Deep learning segmentation, especially U-Net, substantially improves robustness to electron-microscopy-specific artifacts (polishing marks, depth-induced edge brightness, background intensity gradients) and noise compared with classical thresholding. By leveraging local and multi-scale context via convolutions and skip connections, models maintain high accuracy regardless of global brightness shifts and identify fine voids and boundaries. Although U-Net attains state-of-the-art IoU for this ceramic system, expert performance is still higher in certain ambiguous regions. The method enables rapid, accurate 3D voxel reconstructions, facilitating quantitative analyses (e.g., 3D connectivity, internal surface area, curvature) that 2D approaches cannot reliably capture. Such 3D microstructure data directly impact understanding transport-related functionalities (e.g., superconducting critical current paths, thermal/electrical percolation, ionic conduction) where 3D phase connectivity and texture govern macroscopic properties. The approach supports integration of 3D-SEM datasets into simulations and process informatics, advancing towards digital twins that bridge experiments (including large-area, in situ, operando 3D observations) and multi-scale modeling.

The study demonstrates accurate, fast semantic segmentation of 3D FIB-SEM electron micrographs of complex polycrystalline ceramics using deep neural networks. U-Net achieved an IoU of 94.6% and, together with FCN-8s, enabled faithful giga-voxel 3D reconstructions at 20 nm voxel resolution within minutes, far outpacing manual segmentation.
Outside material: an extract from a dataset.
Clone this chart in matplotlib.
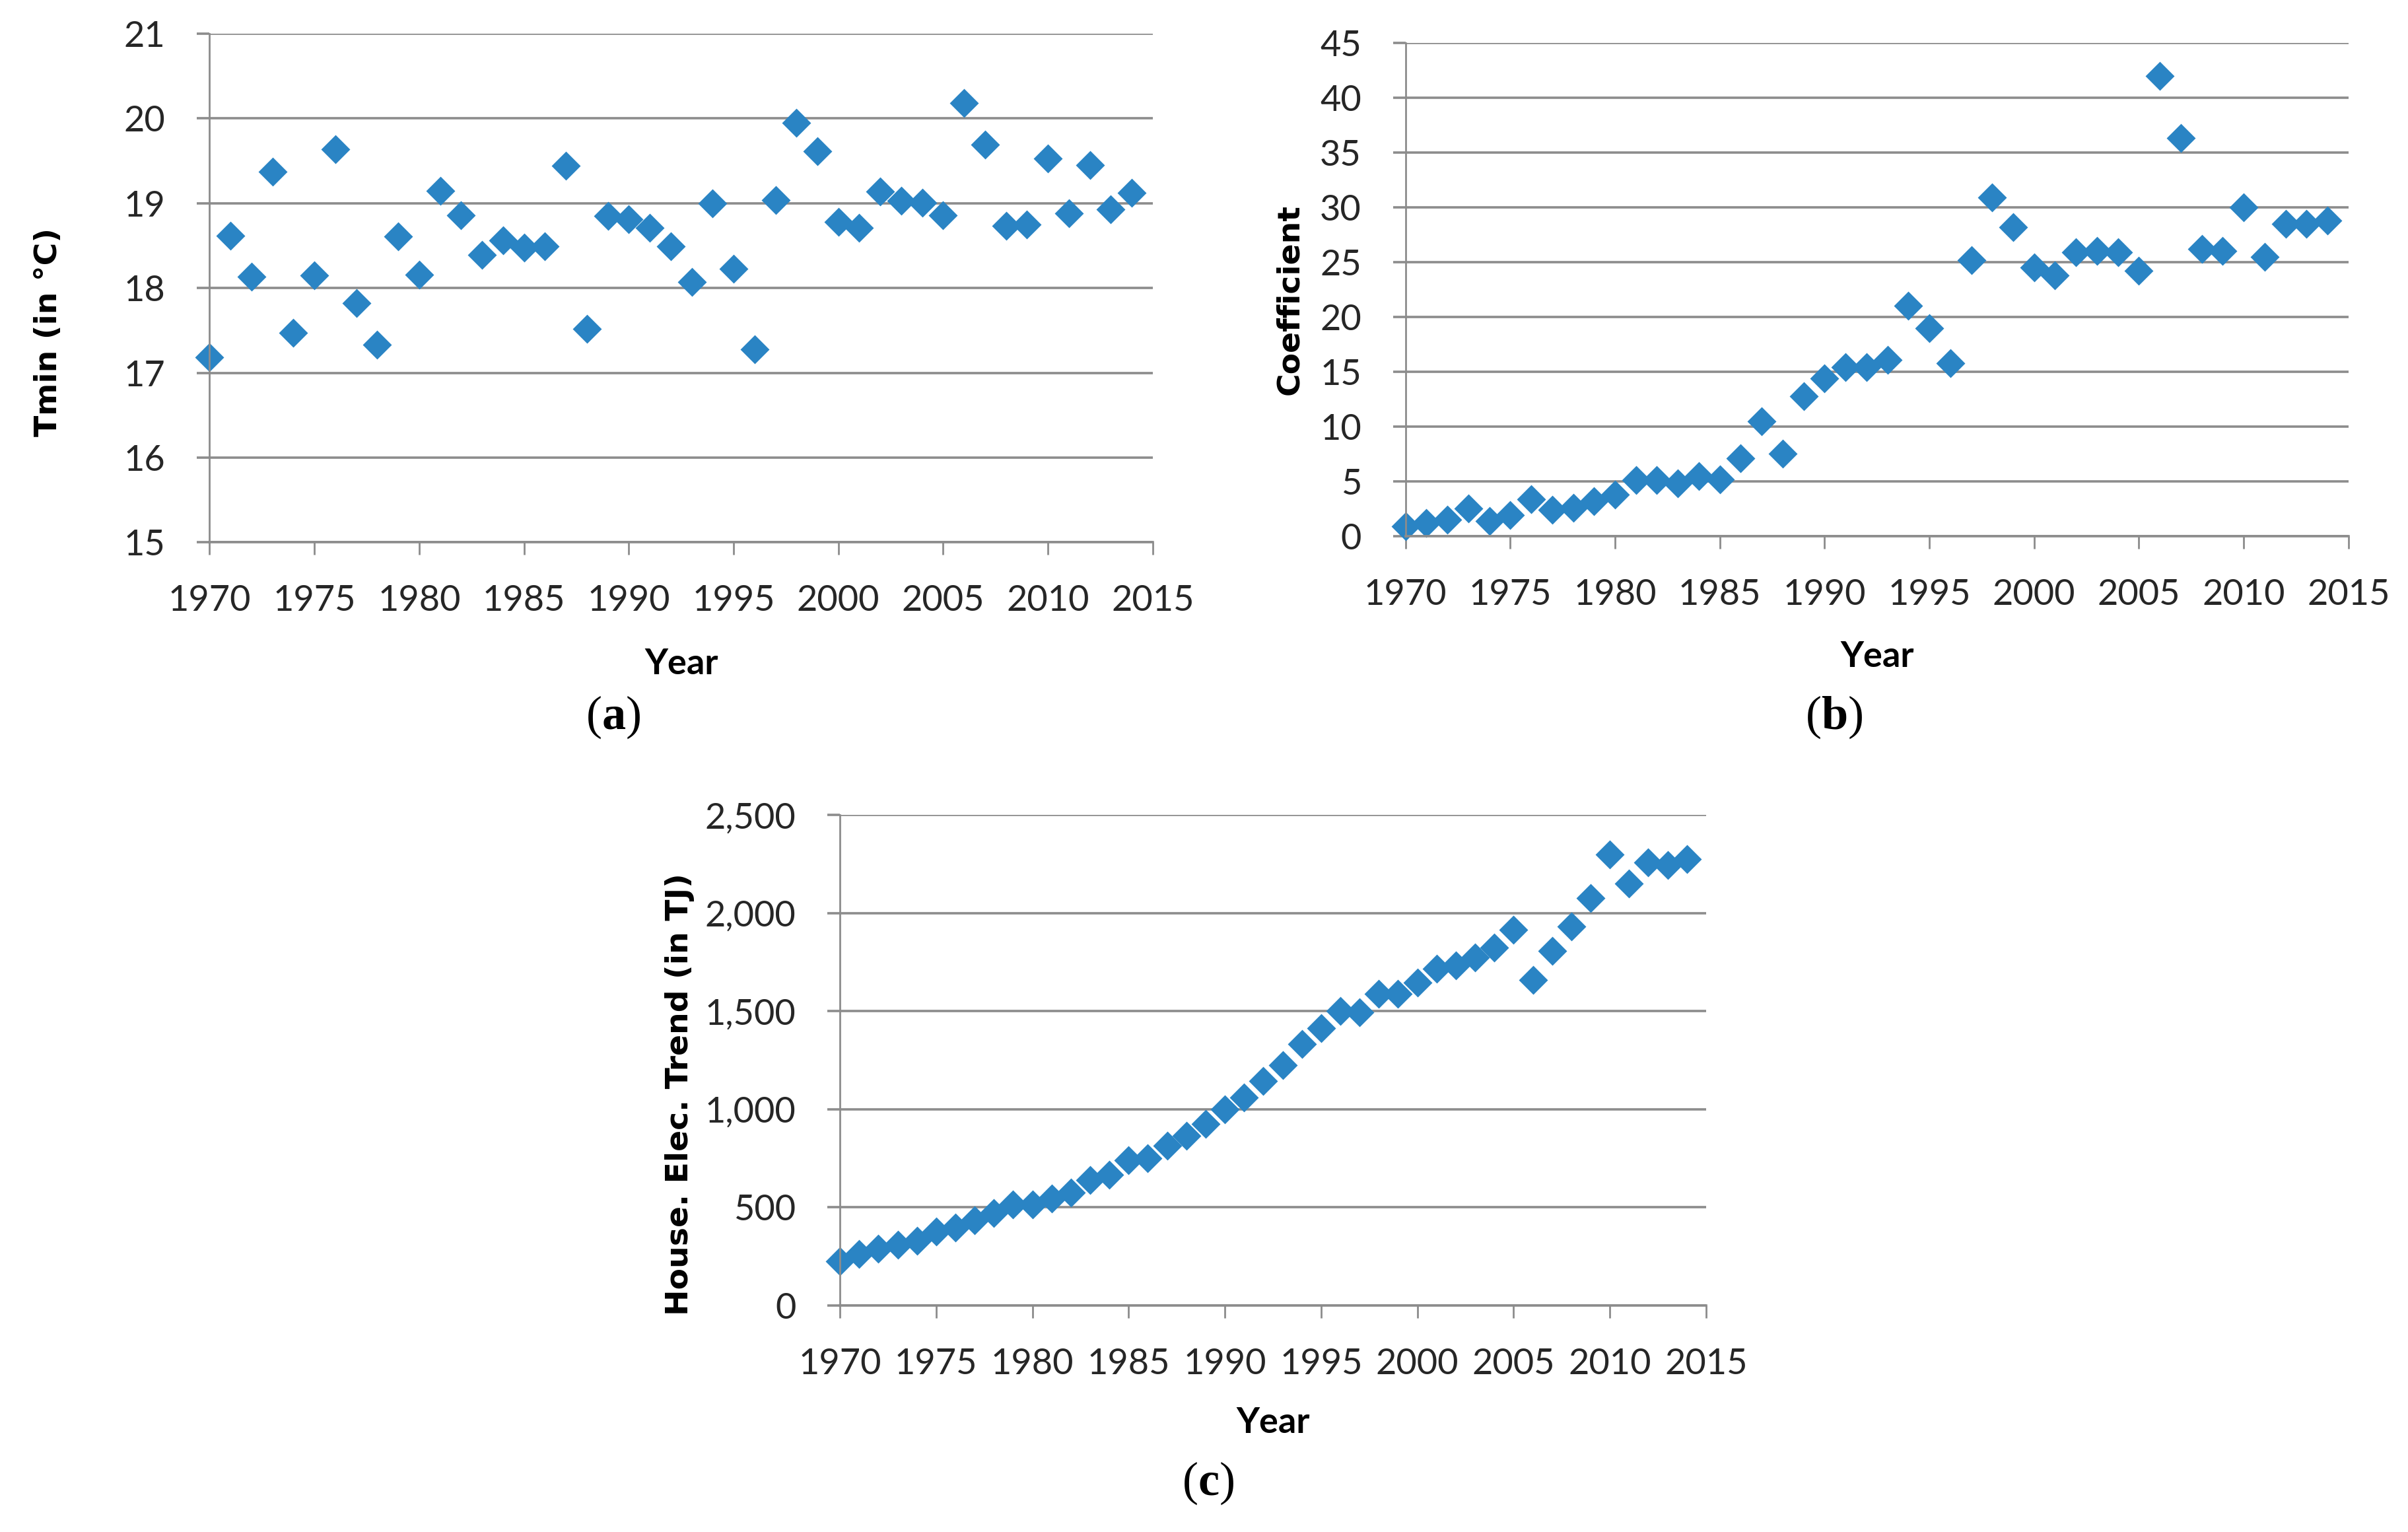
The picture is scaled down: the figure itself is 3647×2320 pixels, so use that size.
import matplotlib
matplotlib.use("Agg")
import matplotlib.pyplot as plt
from matplotlib.ticker import FuncFormatter

plt.rcParams["mathtext.fontset"] = "custom"
plt.rcParams["mathtext.rm"] = "Liberation Serif"
plt.rcParams["mathtext.bf"] = "Liberation Serif:bold"

years = list(range(1970, 2015))

tmin = [17.18, 18.62, 18.13, 19.37, 17.47, 18.15, 19.64, 17.82, 17.33, 18.61,
        18.16, 19.15, 18.86, 18.39, 18.56, 18.48, 18.49, 19.44, 17.52, 18.85,
        18.81, 18.71, 18.49, 18.07, 19.00, 18.23, 17.28, 19.04, 19.95, 19.61,
        18.78, 18.71, 19.14, 19.03, 19.01, 18.86, 20.18, 19.69, 18.73, 18.75,
        19.53, 18.88, 19.45, 18.93, 19.12]

coefficient = [0.9, 1.2, 1.5, 2.5, 1.4, 1.9, 3.4, 2.4, 2.6, 3.2,
               3.8, 5.1, 5.1, 4.8, 5.5, 5.2, 7.1, 10.5, 7.5, 12.8,
               14.4, 15.4, 15.4, 16.1, 21.0, 19.0, 15.8, 25.2, 30.9, 28.2,
               24.5, 23.8, 25.9, 26.0, 25.9, 24.2, 42.0, 36.3, 26.2, 26.0,
               30.0, 25.5, 28.5, 28.5, 28.8]

house_elec = [225, 260, 288, 308, 328, 375, 395, 433, 470, 515,
              515, 545, 575, 640, 665, 740, 750, 815, 865, 925,
              1000, 1058, 1145, 1225, 1333, 1413, 1500, 1495, 1588, 1588,
              1645, 1715, 1733, 1775, 1825, 1915, 1658, 1808, 1933, 2075,
              2300, 2150, 2258, 2245, 2275]

x_ticks = list(range(1970, 2016, 5))

BLUE = "#2A84C4"
GRID = "#8C8C8C"
TICK_FONT = "Lato"


def style_axes(ax, ylim, yticks, ylabel, ylabel_xy, xlabel_y, fmt=None):
    ax.set_xlim(1970, 2015)
    ax.set_ylim(*ylim)
    ax.set_xticks(x_ticks)
    ax.set_yticks(yticks)
    if fmt is not None:
        ax.yaxis.set_major_formatter(fmt)
    ax.grid(axis="y", color=GRID, linewidth=1.3)
    ax.set_axisbelow(True)
    for side in ["top", "right"]:
        ax.spines[side].set_visible(False)
    ax.spines["left"].set_color(GRID)
    ax.spines["bottom"].set_color(GRID)
    ax.spines["left"].set_linewidth(1.0)
    ax.spines["bottom"].set_linewidth(1.3)
    ax.tick_params(axis="x", direction="out", length=7, width=1.0, color=GRID,
                   pad=16, labelsize=19.5, labelcolor="#262626")
    ax.tick_params(axis="y", direction="out", length=7, width=1.3, color=GRID,
                   pad=17, labelsize=19.5, labelcolor="#262626")
    for lab in ax.get_xticklabels() + ax.get_yticklabels():
        lab.set_fontfamily(TICK_FONT)
    ax.set_ylabel(ylabel, fontsize=17, fontweight="bold", family="DejaVu Sans")
    ax.yaxis.set_label_coords(*ylabel_xy)
    ax.set_xlabel("Year", fontsize=19.5, fontweight="bold", family=TICK_FONT)
    ax.xaxis.set_label_coords(0.5, xlabel_y)


fig = plt.figure(figsize=(18.24, 11.6), dpi=200)

ax_a = fig.add_axes([0.087, 0.646, 0.3916, 0.332])
ax_a.plot(years, tmin, "D", color=BLUE, markersize=10, clip_on=False)
style_axes(ax_a, (15, 21), range(15, 22), "Tmin (in \u00b0C)", (-0.155, 0.413), -0.208)

ax_b = fig.add_axes([0.5835, 0.650, 0.3915, 0.322])
ax_b.plot(years, coefficient, "D", color=BLUE, markersize=10, clip_on=False)
style_axes(ax_b, (0, 45), range(0, 46, 5), "Coefficient", (-0.107, 0.48), -0.211)

ax_c = fig.add_axes([0.3487, 0.148, 0.3596, 0.320])
ax_c.plot(years, house_elec, "D", color=BLUE, markersize=10, clip_on=False)
style_axes(ax_c, (0, 2500), range(0, 2501, 500), "House. Elec. Trend (in TJ)",
           (-0.168, 0.43), -0.206, fmt=FuncFormatter(lambda v, p: f"{int(v):,}"))

for letter, x, y in [("a", 0.2546, 0.532), ("b", 0.7613, 0.532), ("c", 0.5016, 0.032)]:
    fig.text(x, y, "(" + r"$\mathbf{" + letter + "}$" + ")", ha="center", va="center",
             fontsize=26, family="Liberation Serif")

fig.savefig("out.png", dpi=200)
Curating training labels with depth-aware consistency (using neighboring slices) was crucial to performance. Results indicate that deep learning with datasets encoding depth information is essential for reliable 3D microstructure quantification in ceramics. Future work includes expanding and balancing training datasets (e.g., more impurity-phase examples), refining architectures to improve receptive-field balance and long-range context, extending to fully 3D CNNs, and integrating the resulting 3D microstructures into operando analyses, multi-physics simulations, and data-driven process optimization. Public release of datasets and code will further catalyze progress.
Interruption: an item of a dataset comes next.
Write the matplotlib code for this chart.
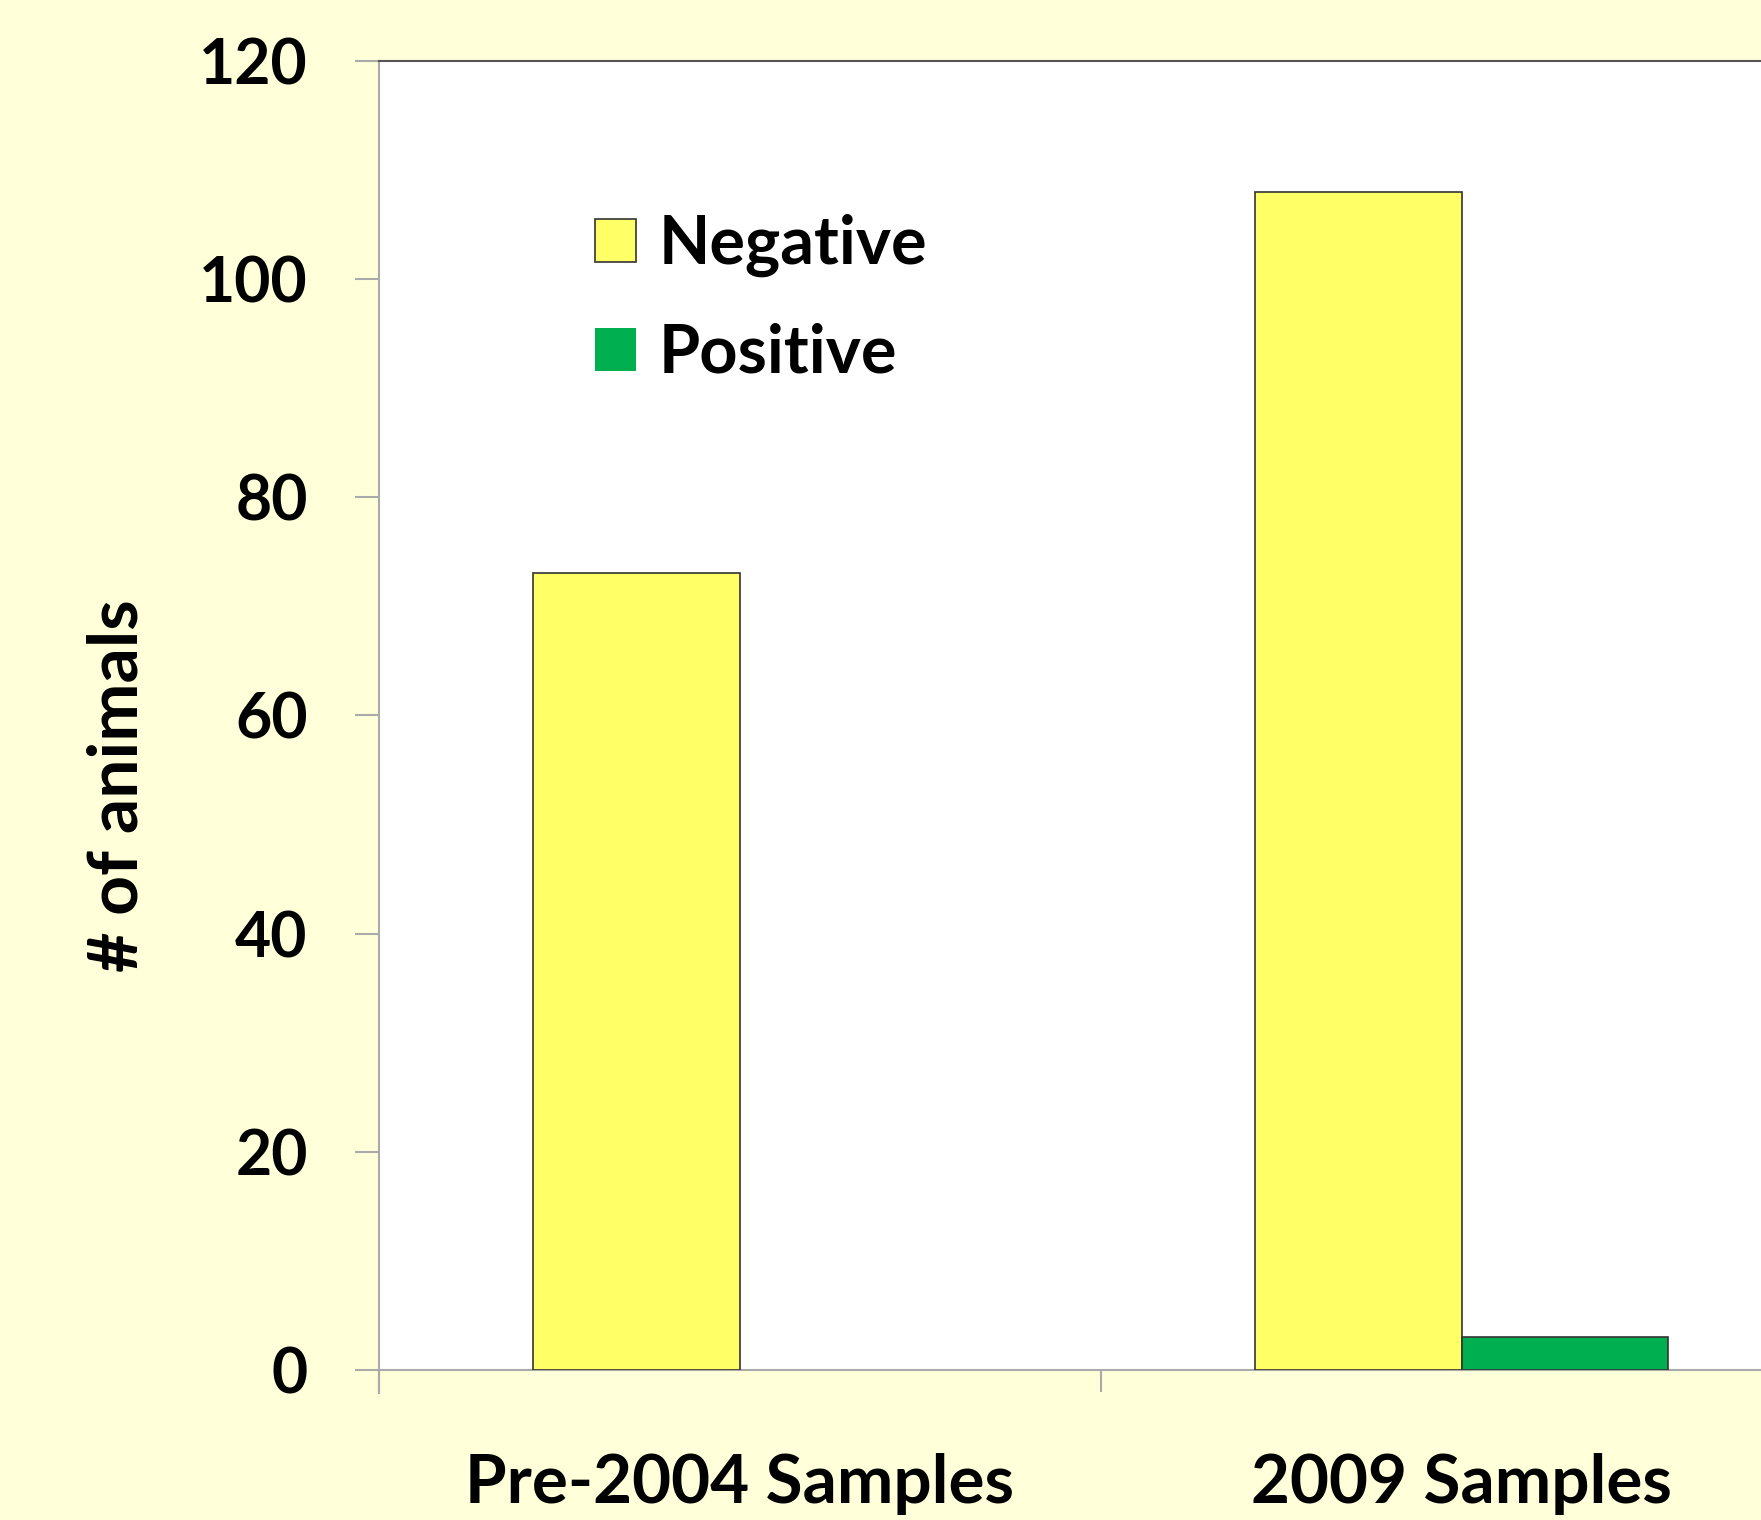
import numpy as np
import matplotlib
matplotlib.use('Agg')
import matplotlib.pyplot as plt

# data
categories = ['Pre-2004 Samples', '2009 Samples']
negative = [73, 108]
positive = [0, 3]
series_names = ['Negative', 'Positive']
yticks = [0, 20, 40, 60, 80, 100, 120]

plt.rcParams['font.family'] = ['Lato', 'DejaVu Sans']
plt.rcParams['font.weight'] = 'bold'

bg = '#FFFFD9'
W, H = 1761, 1520
fig = plt.figure(figsize=(W / 100, H / 100), dpi=100, facecolor=bg)

# plot area runs off the right edge of the picture, like the reference
left, right = 378.5, 1822.6
top, bottom = 60.6, 1370
ax = fig.add_axes([left / W, 1 - bottom / H, (right - left) / W, (bottom - top) / H])
ax.set_facecolor('white')

x = np.arange(len(categories))
w = 0.286
b1 = ax.bar(x - w / 2, negative, w, color='#FFFF66', edgecolor='#333333', linewidth=1.2,
            label=series_names[0], zorder=3)
b2 = ax.bar(x + w / 2, positive, w, color='#00B050', edgecolor='#333333', linewidth=1.2,
            label=series_names[1], zorder=3)
# empty bars leave no outline
for bars in (b1, b2):
    for p in bars:
        if p.get_height() == 0:
            p.set_linewidth(0)

ax.set_xlim(-0.5, len(categories) - 0.5)
ax.set_ylim(0, 120)

# axes styling
ax.spines['right'].set_visible(False)
ax.spines['top'].set_color('#555555')
ax.spines['top'].set_linewidth(1.5)
ax.spines['left'].set_color('#aaaaaa')
ax.spines['bottom'].set_color('#aaaaaa')
ax.spines['left'].set_linewidth(1.5)
ax.spines['bottom'].set_linewidth(1.5)
ax.spines['left'].set_bounds(-2.1, 120)  # runs below the zero line

ax.set_yticks(yticks)
ax.tick_params(axis='y', length=17, width=1.5, color='#aaaaaa', pad=34,
               labelsize=45, labelcolor='black')

ax.set_xticks(x)
ax.set_xticklabels(categories)
ax.tick_params(axis='x', length=0, pad=60, labelsize=48.5)
ax.set_xticks(np.arange(len(categories) + 1) - 0.5, minor=True)
ax.tick_params(axis='x', which='minor', length=16, width=1.5, color='#aaaaaa')
for lab in ax.get_xticklabels() + ax.get_yticklabels():
    lab.set_fontweight('bold')

fig.text(118 / W, 1 - 786 / H, '# of animals', rotation=90, ha='center', va='center',
         fontsize=50, fontweight='bold')

leg = ax.legend(loc='upper left', bbox_to_anchor=(535 / W, 1 - 154 / H),
                bbox_transform=fig.transFigure, frameon=False,
                prop={'size': 48, 'weight': 'bold'}, handlelength=0.61,
                handleheight=0.61, handletextpad=0.34, labelspacing=0.68)

plt.savefig('out.png', dpi=100, facecolor=bg)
Failure cases highlight current constraints: (1) Impurity phases with dark contrast were incompletely segmented, likely due to scarcity in training data (only six examples). (2) U-Net misidentified regions with few defects (over-segmentation of voids) attributed to a relatively narrow effective receptive field and dominant void-recognition filters. (3) A peaked superconducting phase within a void (submarine-ridge feature) caused misclassification by thresholding and U-Net; FCN-8s performed better by leveraging more global context. (4) Island-like superconducting regions surrounded by voids were not reliably identified by neural models, though thresholding sometimes succeeded; these cases are challenging even for human experts. Overall, segmentation remains inferior to expert annotation in some depth-ambiguous boundaries; model and dataset enhancements, including more diverse examples and potentially 3D context, are needed.